Sultanate of Oman Ministry of Heritage and Tourism
- National emblem of Oman

Agency overview
- Jurisdiction: Government of Oman
- Headquarters: Muscat ; 23°35′56″N 58°25′21″E﻿ / ﻿23.59889°N 58.42250°E;
- Agency executive: Ibrahim bin Said bin Ibrahim Al Busaidi, Minister;
- Child agency: The Cultural Club;

= Ministry of Heritage and Tourism =

Ministry in Oman

The Ministry of Heritage and Tourism (MOHT) is the governmental body in the Sultanate of Oman responsible for promoting and preserving Omani heritage and tourism.

The current Minister of Heritage and Tourism is Ibrahim bin Said bin Ibrahim Al Busaidi.

== History ==
The first governmental body to be officially concerned with heritage and culture was the Ministry of Information and Culture (its name at the time) in accordance with the responsibilities assigned to it in 1975 by Royal Decree No 26/75. Some of these responsibilities were moved out of the Ministry of Information and Culture to the Ministry of Royal Court Affairs (its name at the time) by Royal Decree No 12/76 by transferring the Directorate of Heritage Collection to the Ministry of Royal Court Affairs. In 1976, Faisal bin Ali Al Said was appointed as the Minister of Omani Heritage who took over all heritage and cultural responsibilities.

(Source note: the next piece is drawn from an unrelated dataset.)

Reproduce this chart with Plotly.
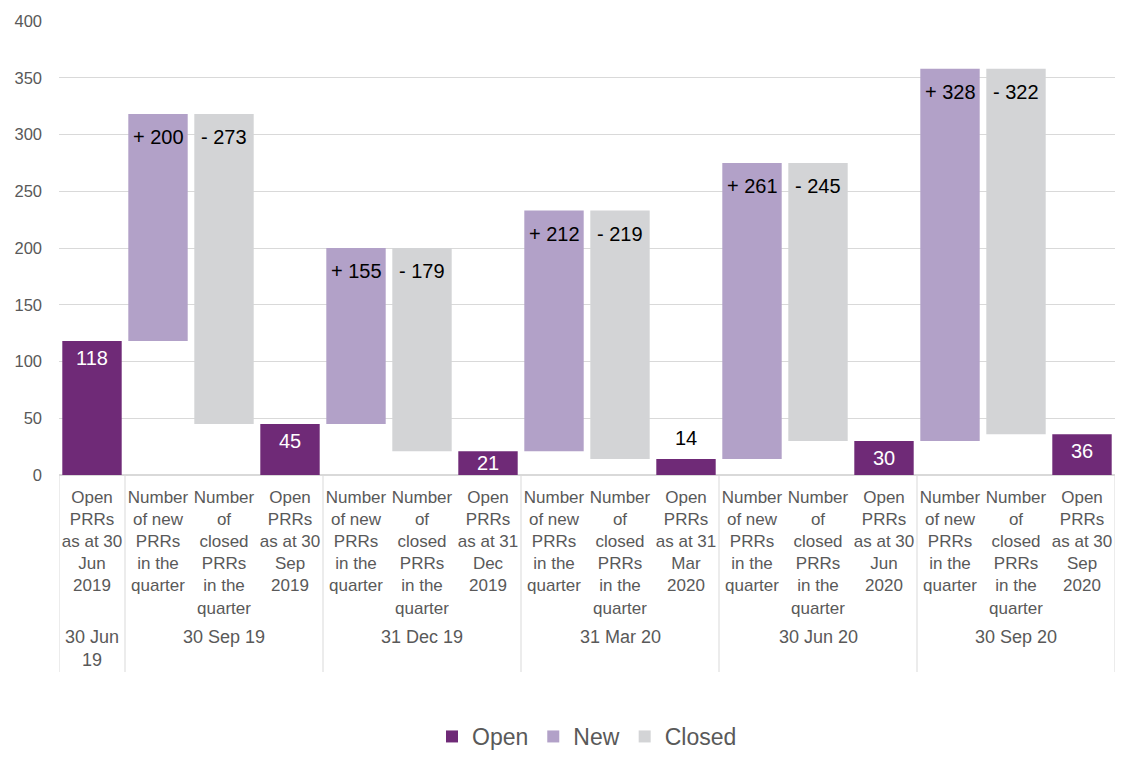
import plotly.graph_objects as go

# ---- data ----
quarters = ["30 Jun<br>19", "30 Sep 19", "31 Dec 19", "31 Mar 20", "30 Jun 20", "30 Sep 20"]
open_labels = ["Open<br>PRRs<br>as at 30<br>Jun<br>2019", "Open<br>PRRs<br>as at 30<br>Sep<br>2019",
               "Open<br>PRRs<br>as at 31<br>Dec<br>2019", "Open<br>PRRs<br>as at 31<br>Mar<br>2020",
               "Open<br>PRRs<br>as at 30<br>Jun<br>2020", "Open<br>PRRs<br>as at 30<br>Sep<br>2020"]
new_label = "Number<br>of new<br>PRRs<br>in the<br>quarter"
closed_label = "Number<br>of<br>closed<br>PRRs<br>in the<br>quarter"
open_vals = [118, 45, 21, 14, 30, 36]
new_vals = [200, 155, 212, 261, 328]
closed_vals = [273, 179, 219, 245, 322]

C_OPEN = "#6F2A77"
C_NEW = "#B2A1C8"
C_CLOSED = "#D3D4D6"
TXT = "#595959"
FONT = "Arial, Liberation Sans, sans-serif"

# positions: open0, then (new, closed, open) for each quarter
open_x = [0] + [3 * i + 3 for i in range(len(new_vals))]
new_x = [3 * i + 1 for i in range(len(new_vals))]
closed_x = [3 * i + 2 for i in range(len(new_vals))]

new_base = open_vals[:-1]
closed_base = open_vals[1:]
closed_tops = [o + n for o, n in zip(open_vals[:-1], new_vals)]
closed_len = [t - b for t, b in zip(closed_tops, closed_base)]

tickvals = list(range(3 * len(new_vals) + 1))
ticktext = [open_labels[0]]
for i in range(len(new_vals)):
    ticktext += [new_label, closed_label, open_labels[i + 1]]

fig = go.Figure()
fig.add_trace(go.Bar(x=open_x, y=open_vals, name="Open", marker_color=C_OPEN, width=0.9,
                     marker_line_width=0))
fig.add_trace(go.Bar(x=new_x, y=new_vals, base=new_base, name="New", marker_color=C_NEW, width=0.9,
                     marker_line_width=0))
fig.add_trace(go.Bar(x=closed_x, y=closed_len, base=closed_base, name="Closed", marker_color=C_CLOSED,
                     width=0.9, marker_line_width=0))

W, H = 1108, 750          # page body has an 8px margin
plot_h = 454
px_per_unit = plot_h / 400.0

def py(px):
    # page pixel -> paper coordinate (zero line at page y=475)
    return (475 - px) / plot_h

LBL = 20
for x, v in zip(open_x, open_vals):
    hpx = v * px_per_unit
    if hpx < 20:
        fig.add_annotation(x=x, y=v, text=str(v), showarrow=False, yshift=21,
                           font=dict(size=LBL, color="black", family=FONT))
    else:
        fig.add_annotation(x=x, y=v, text=str(v), showarrow=False, yshift=-min(17, hpx / 2),
                           font=dict(size=LBL, color="white", family=FONT))
for x, v, top in zip(new_x, new_vals, closed_tops):
    fig.add_annotation(x=x, y=top, text="+ %d" % v, showarrow=False, yshift=-23,
                       font=dict(size=LBL, color="black", family=FONT))
for x, v, top in zip(closed_x, closed_vals, closed_tops):
    fig.add_annotation(x=x, y=top, text="- %d" % v, showarrow=False, yshift=-23,
                       font=dict(size=LBL, color="black", family=FONT))

# dividers
div_x = [-0.5, 0.5] + [3 * i + 3.5 for i in range(len(new_vals))]
for dx in div_x:
    fig.add_shape(type="line", xref="x", yref="paper", x0=dx, x1=dx, y0=0, y1=py(672),
                  line=dict(color="#D9D9D9", width=1))

# group labels
group_centers = [0] + [3 * i + 2 for i in range(len(new_vals))]
for q, cx in zip(quarters, group_centers):
    fig.add_annotation(x=cx, y=py(625), xref="x", yref="paper", text=q, showarrow=False,
                       yanchor="top", font=dict(size=18, color=TXT, family=FONT))

fig.update_layout(
    width=W, height=H,
    margin=dict(l=51, r=1, t=13, b=H - (475 - 8), autoexpand=False),
    plot_bgcolor="white", paper_bgcolor="white",
    barmode="overlay",
    font=dict(family=FONT, color=TXT),
    showlegend=True,
    legend=dict(orientation="h", x=0.5, xanchor="center", yref="container",
                y=-8 / H, yanchor="bottom",
                font=dict(size=23, color=TXT, family=FONT), itemwidth=30, traceorder="normal"),
    xaxis=dict(range=[-0.5, 15.5], tickvals=tickvals, ticktext=ticktext, tickangle=0,
               showgrid=False, zeroline=False, showline=False, ticks="", automargin=False,
               ticklabelstandoff=10,
               tickfont=dict(size=17, color=TXT, family=FONT)),
    yaxis=dict(range=[0, 400], dtick=50, showgrid=True, gridcolor="#D9D9D9", zeroline=True,
               zerolinecolor="#D9D9D9", ticks="", ticklabelstandoff=16, automargin=False,
               tickfont=dict(size=16.5, color=TXT, family=FONT)),
)

fig.write_html("out.html")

The name of the Ministry of Omani Heritage was changed in the same year of its establishment to the Ministry of National Heritage and Culture, which in turn was renamed to the Ministry of Heritage and Culture in 2002. It was renamed to the Ministry of Heritage and Tourism in 2020.

== Function ==
The competences of MOHC are as follows:
1. Discovering and maintaining cultural monuments and supervising the works of archeological missions.
2. Surveying, restoring and maintaining historical forts and buildings.
3. Establishing historical museums.
4. Discovering historical manuscripts and creating libraries for public access.
5. Preserving Omani heritage articles and facilitating their exploitation.
6. Supporting the participation of the private sector in the process of preserving and exploiting heritage.
7. Supporting traditional arts.
8. Supporting the establishment of national cultural institutions.
9. Developing the production of Omani artistic, literature, and intellectual works.
10. Drawing strategies and programs to support the creative community.
11. Supporting programs and projects concerned with authors.
12. Issuing publications relating to the promotion of the awareness of heritage and culture.
13. Auditing artistic works.
14. Contributing to the process of enforcing intellectual property laws.
15. Setting local, regional, and international cultural exhibitions and festivals.
16. Carrying out specialized researches and studies in the field of history, heritage, and culture.
17. Coordinating with Arab, regional, and international authorities and organizations related to the competences of the ministry.
18. Representing the Sultanate at local, regional, and international conferences, symposiums, and meetings related to the competences of the ministry.
19. Training the employees of the ministry.

== Structure ==
MOHC has six Directorates-General:
1. The Directorate General for Monuments and Museums
2. The Directorate General for Records and Manuscripts
3. The Directorate General for Literature and Arts
4. The Directorate General for Cultural Organizations and Relations
5. The Directorate General for Culture and Heritage in Dhofar
6. The Directorate General for Administrative and Financial Affairs

== Former senior officers ==

- Faisal bin Ali Al Said – appointed as Minister of National Heritage and Culture in 1976.
- Mal Allah bin Ali bin Habib – appointed as Undersecretary for the Ministry of National Heritage and Culture in 1982.
- Salim bin Ismail bin Ali Al Suwaid – appointed as Undersecretary for the Ministry of National Heritage and Culture in 1986, then as the Undersecretary for the Ministry of National Heritage and Culture for Cultural Affairs in 1991.
- Mohammed bin Ahmed Al Harthy – appointed as Undersecretary for the Ministry of National Heritage and Culture for Heritage Affairs in 1991.
- Fatik bin Fahar bin Taimur Al Said – appointed as Secretary-General for Traditional Arts in 1994.